Rustenburg (South Africa), June 19 (DPA) Ghana missed the chance to take full control of Group D Saturday as they were held to a 1-1 draw by 10-man Australia in the football World Cup here.

Australia took an 11th-minute lead through Brett Holman, but Man of the Match Asamoah Gyan levelled from the penalty spot in the 25th minute after Harry Kewell had handled on the line.

The Galatasaray forward was sent off for the offence.

The draw leaves Ghana on top of the group on four points, with Germany and Serbia on three and Australia on one.

Whether it is the controversial Jabulani ball, the altitude or simple incompetence, this has been a World Cup characterised by goalkeeping errors, and Ghana’s Richard Kingson added his name to the list of shame Saturday.

Australia had begun the better without really threatening, but they were gifted the lead after 11 minutes.

Kingson realised too late his positioning for Mark Bresciano’s free-kick was poor and tried, rather than attempting to hold it, to shovel the ball away.

He succeeded only in pushing it to Holman, who forced the ball in via Kingson’s despairing hand.

Subdued until then, Ghana responded.

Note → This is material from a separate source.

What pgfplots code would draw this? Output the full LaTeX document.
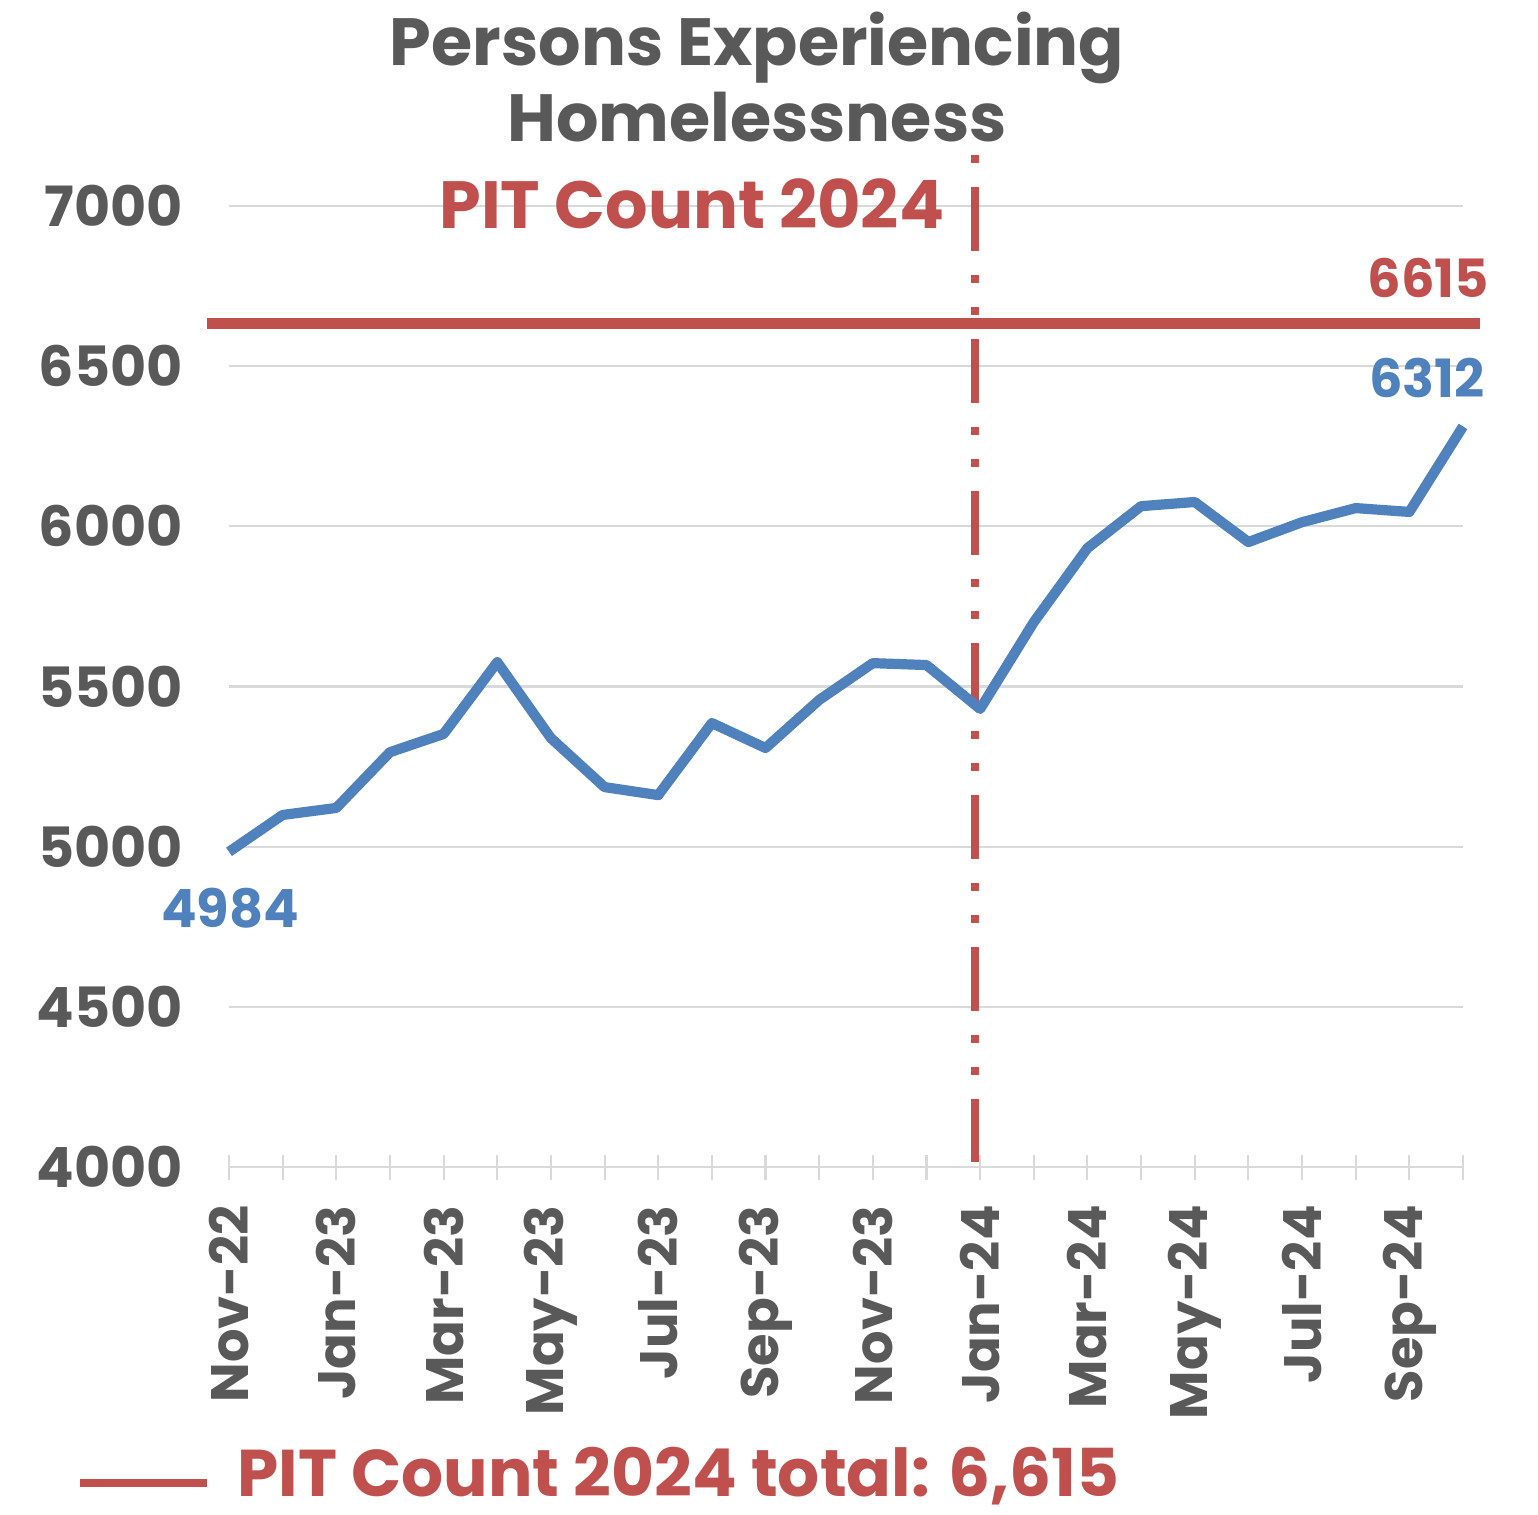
\documentclass[border=0pt]{standalone}
\usepackage{fontspec}
\setmainfont{Poppins}
\usepackage{pgfplots}
\pgfplotsset{compat=1.18}
\definecolor{txtgray}{HTML}{595959}
\definecolor{pitred}{HTML}{C0504D}
\definecolor{lineblue}{HTML}{4F81BD}
\definecolor{gridgray}{HTML}{D9D9D9}

\begin{document}
\begin{tikzpicture}
\path[use as bounding box] (-2.29cm,-3.47cm) rectangle (13.09cm,11.67cm);
\begin{axis}[
    scale only axis,
    width=12.34cm,
    height=9.61cm,
    xmin=0, xmax=23,
    ymin=4000, ymax=7000,
    clip=false,
    axis lines*=left,
    y axis line style={draw=none},
    x axis line style={draw=gridgray, line width=0.6pt},
    xtick={0,...,23},
    xticklabels={Nov-22,,Jan-23,,Mar-23,,May-23,,Jul-23,,Sep-23,,Nov-23,,Jan-24,,Mar-24,,May-24,,Jul-24,,Sep-24,},
    ytick={4000,4500,...,7000},
    tick align=center,
    major tick length=0.25cm,
    x tick style={draw=gridgray, line width=0.6pt},
    y tick style={draw=none},
    ymajorgrids,
    grid style={draw=gridgray, line width=0.6pt},
    tick label style={font=\fontsize{15}{18}\selectfont\bfseries, text=txtgray, inner sep=0pt},
    y tick label style={font=\fontsize{15.8}{18}\selectfont\bfseries},
    x tick label style={rotate=90, anchor=east},
    xticklabel shift=0.25cm,
    yticklabel shift=0.33cm,
    /pgf/number format/assume math mode=true,
    /pgf/number format/1000 sep={},
]
% PIT count 2024 reference line
\addplot[pitred, line width=3pt] coordinates {(-0.41,6633) (23.32,6633)};
% January 2024 marker
\addplot[pitred, line width=2.2pt,
    dash pattern=on 0.08cm off 0.24cm on 0.64cm off 0.24cm on 0.08cm off 0.24cm]
    coordinates {(13.9,7160) (13.9,4015)};
% monthly persons experiencing homelessness
\addplot[lineblue, line width=2.9pt, line join=round] coordinates {
    (0,4984) (1,5099) (2,5121) (3,5295) (4,5352) (5,5576)
    (6,5339) (7,5186) (8,5161) (9,5386) (10,5308) (11,5458)
    (12,5573) (13,5567) (14,5430) (15,5701) (16,5932) (17,6063)
    (18,6076) (19,5951) (20,6013) (21,6057) (22,6045) (23,6312)
};
\node[anchor=base, text=pitred, font=\fontsize{15}{18}\selectfont\bfseries] at (axis cs:22.35,6713) {6615};
\node[anchor=base, text=lineblue, font=\fontsize{15}{18}\selectfont\bfseries] at (axis cs:22.33,6401) {6312};
\node[anchor=base, text=lineblue, font=\fontsize{15}{18}\selectfont\bfseries] at (axis cs:0.02,4749) {4984};
\end{axis}
% title
\node[anchor=base, text=txtgray, font=\fontsize{19}{22}\selectfont\bfseries] at (5.28,11.02) {Persons Experiencing};
\node[anchor=base, text=txtgray, font=\fontsize{19}{22}\selectfont\bfseries] at (5.28,10.26) {Homelessness};
\node[anchor=base east, text=pitred, font=\fontsize{19}{22}\selectfont\bfseries, inner sep=0pt] at (7.16,9.39) {PIT Count 2024};
% legend
\draw[pitred, line width=2.3pt] (-1.49,-3.16) -- (-0.22,-3.16);
\node[anchor=base west, text=pitred, font=\fontsize{18.8}{22}\selectfont\bfseries, inner sep=0pt] at (0.08,-3.29) {PIT Count 2024 total: 6,615};
\end{tikzpicture}
\end{document}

Andre Ayew, cutting in form the right had a shot deflected just over, and it was his cross midway through the first half that brought the equaliser.

Ghana might have had a penalty as Lucas Neill seemed to push Gyan, but the ball fell for Jonathan Mensah, whose shot struck the upper arm of Kewell on the line.

He protested furiously, and urged referee Roberto Rosetti to check the replay on the big screen, but the ball clearly hit his bicep, and his only defence could have been that the offence wasn’t deliberate.

The Italian official remained unmoved, and Gyan rolled in from the spot – his third penalty goal in two World Cups.

It took Ghana time to seize the initiative, but by half-time they were well in control, and it took a fine save low to his right form Mark Schwarzer to keep out a drive from Kevin-Prince Boateng.

Gyan had a clipped shot well saved by Schwarzer down to his right, but with Ghana struggling to make headway, Quincy Owusu-Abeyie was introduced for Prince Tagoe 11 minutes into the second half.

Ghana, though, seemed to run out of ideas, misplacing or irrationally delaying passes, overhitting crosses, repeatedly making the wrong decision and relying to far too great an extent on speculative long-range shooting.

When Gyan was finally released by Boateng, his poked effort flashed well wide.

As Ghana became increasingly ragged in search of a winner, it was Australia who came closest to finding a winner, Scott Chipperfield heading just over from a Luke Wilkshire cross, before Wilkshire was denied by a fine block from Kingson.

And then, in the final minute, Jonathan Mensah, climbing to meet a left-wing free-kick at the back post, headed just over.

For Ghana, though, a glorious opportunity was gone, and their day took a turn for the worse when defender John Pantsil was taken off with a head wound.

They are already without injured centre-backs Isaac Vorsah and John Mensah.

Ghana need a draw from their final game against Germany in Soccer City Wednesday to secure their passage to the last 16, while Australia must beat Serbia in Nelspruit and hope the other result goes their way.